Yes, using an FBO provides a simple and elegant approach and is conveniently backwards compatible up to GL2.0 core. An alternative would be to draw your GUI elements on top of the 3D window every frame, or if you don't want to do that, using the stencil buffer or a discard mask when drawing the 3D scene.
For simplicity's sake, especially if you want to support all forms of shaders in your 3D scene (and you still want to do child/sibling window clipping on top of it), using an FBO is the simplest way to go.
You'd have the set up the FBO just like a regular window, set its viewport to the texture rect and just draw the scene. Don't worry about the texture copy - it's really cheap.
;) I thought so. I remember being annoyed with having to copy my texture, but if I do it right, I don't think the copy operation is actually required, although the GUI drawing would of course have to wait until after the scene is drawn, and I'll be unable to fire off all the primitives in one go. But that's a fair price to pay to be able to scale projections after rendering, besides being able to rotate everything.

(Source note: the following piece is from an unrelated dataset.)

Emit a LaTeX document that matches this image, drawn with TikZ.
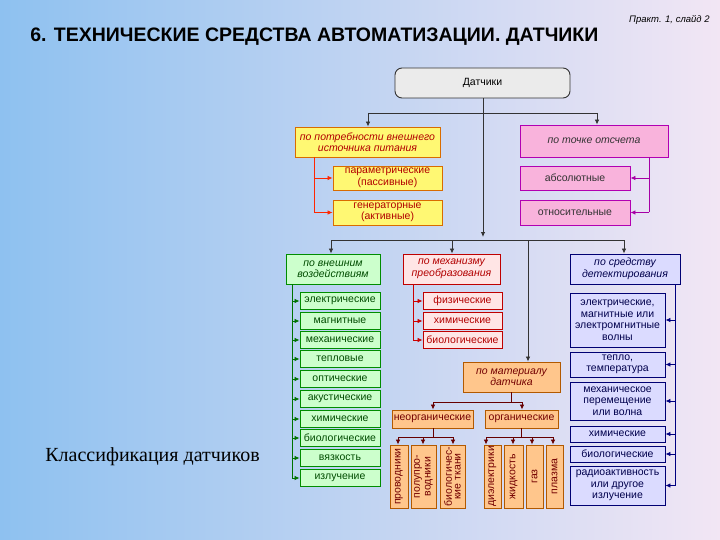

I'm glad you advocate a solution allowing some backwards compatibility and easening the appearance of the overall structure. (Embedding a perspective projection inside an orthographic one seems messy, I think. )
In terms of transformations - I suggest providing the 3D scene its own transformation matrix stack and manage the GUI completely independently.
Note, however, that things get a little bit funkier if your 3D scene uses FBOs internally - just something to keep in mind.
Oh yes, about that.... Naah, I'll get around to it eventually, -But it's fun to imagine.
I picture GUIs rendered onto surfaces in space, and the space to be viewed as part of a GUI... Like ID did in Doom 3, just with no theoretical recursion maximum.